利用料金はプロ向けに分析回数は無制限の月額2万円からのプランと、一回の分析が1,000円から利用できる個人投資家向けのプランがある。

巻口さんは、「Gate.」の開発を通じて、不透明な日本の不動産市場を変えたいと考えている。根底にあるのは情報の流通を通じて、不動産市場をもっと拡大させたいという考え。アメリカでは、「MLS」という物件データベースがあり、一般の消費者でも物件価格や物件写真のほか、登記情報、修繕・売買履歴などを閲覧できる。一方で、日本では国内の不動産物件情報が集約されたデータベース「レインズ」ですら、一般消費者には開放されておらず、登録した不動産会社しか閲覧できない。アメリカの不動産市場を調べていた際、このような差を知ったといい、日本もアメリカのように情報がオープンになれば不動産市場はもっと広がると確信。不動産会社を経営するかたわら、開発を行ってきた。

 

取材した3社から見えてきたことは、不動産業界には物件や顧客情報など、様々なビッグデータが存在しているということだ。そして、この3社はこれらのビッグデータの重要性を理解し、ビジネスに活かしている。

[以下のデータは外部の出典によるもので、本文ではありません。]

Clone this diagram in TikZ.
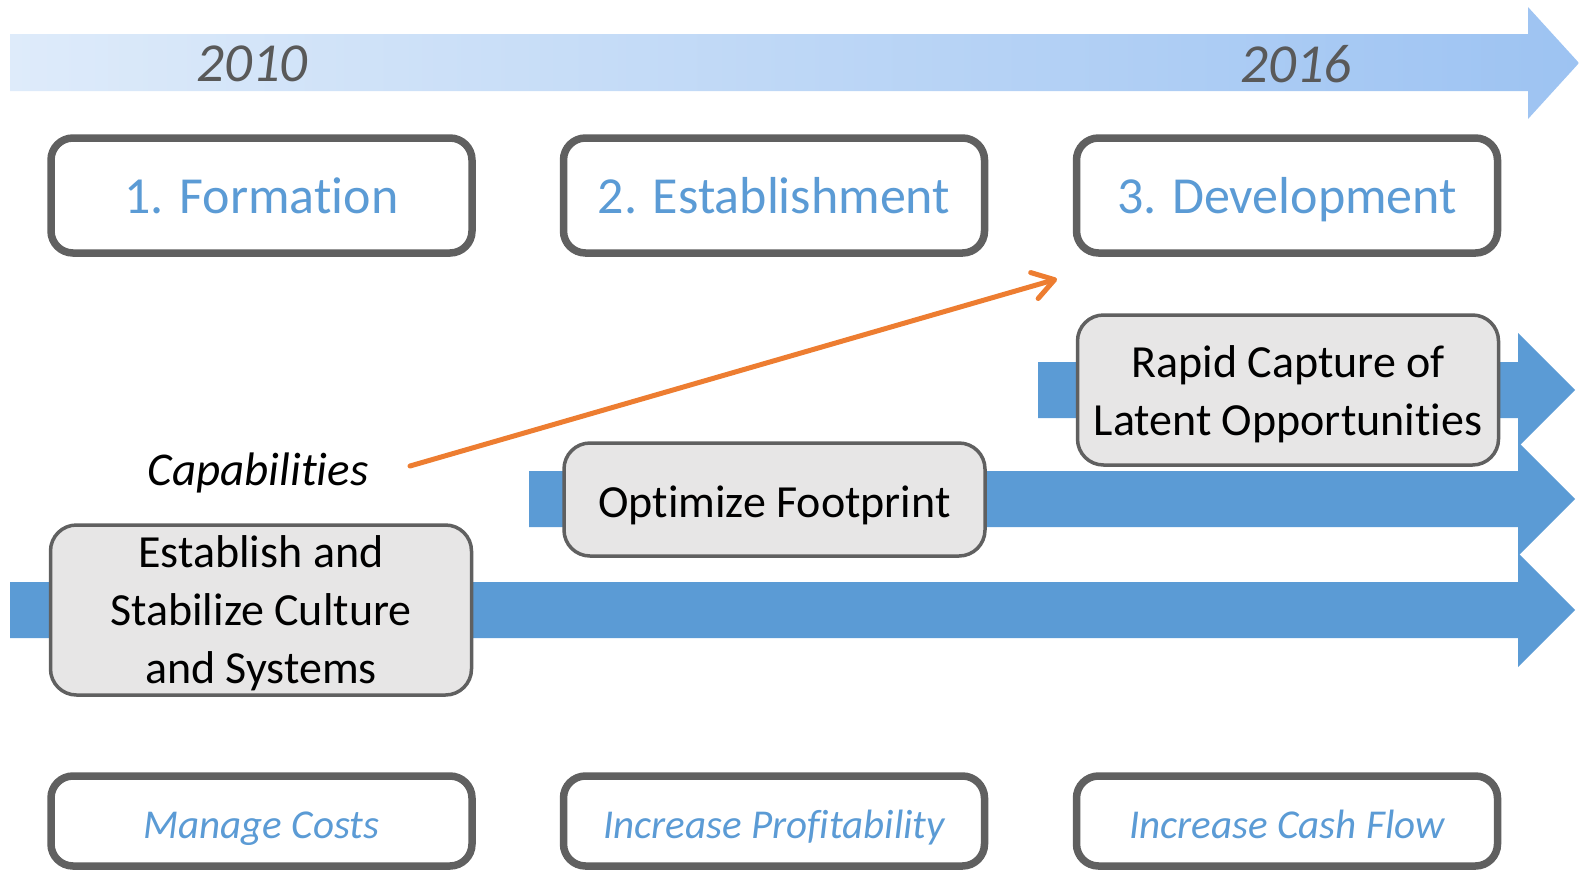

古くは1873年、“地租改正”が施行され、土地の所有権が法的に認められたことにより、不動産に関する様々なデータが集められるようになった。それから時が経ち、不動産業が生まれ、企業がそれぞれデータを持つようになり、1990年に「レインズ」が誕生。WEBサーバー上で不動産情報が一括管理されるようになる。つまり、不動産業界に関するデータは、145年前から少しずつ蓄積されているということだ。

まだまだ眠っているであろう、これらのビッグデータは、今後どのような利便性を私たちにもたらしてくれるのだろうか。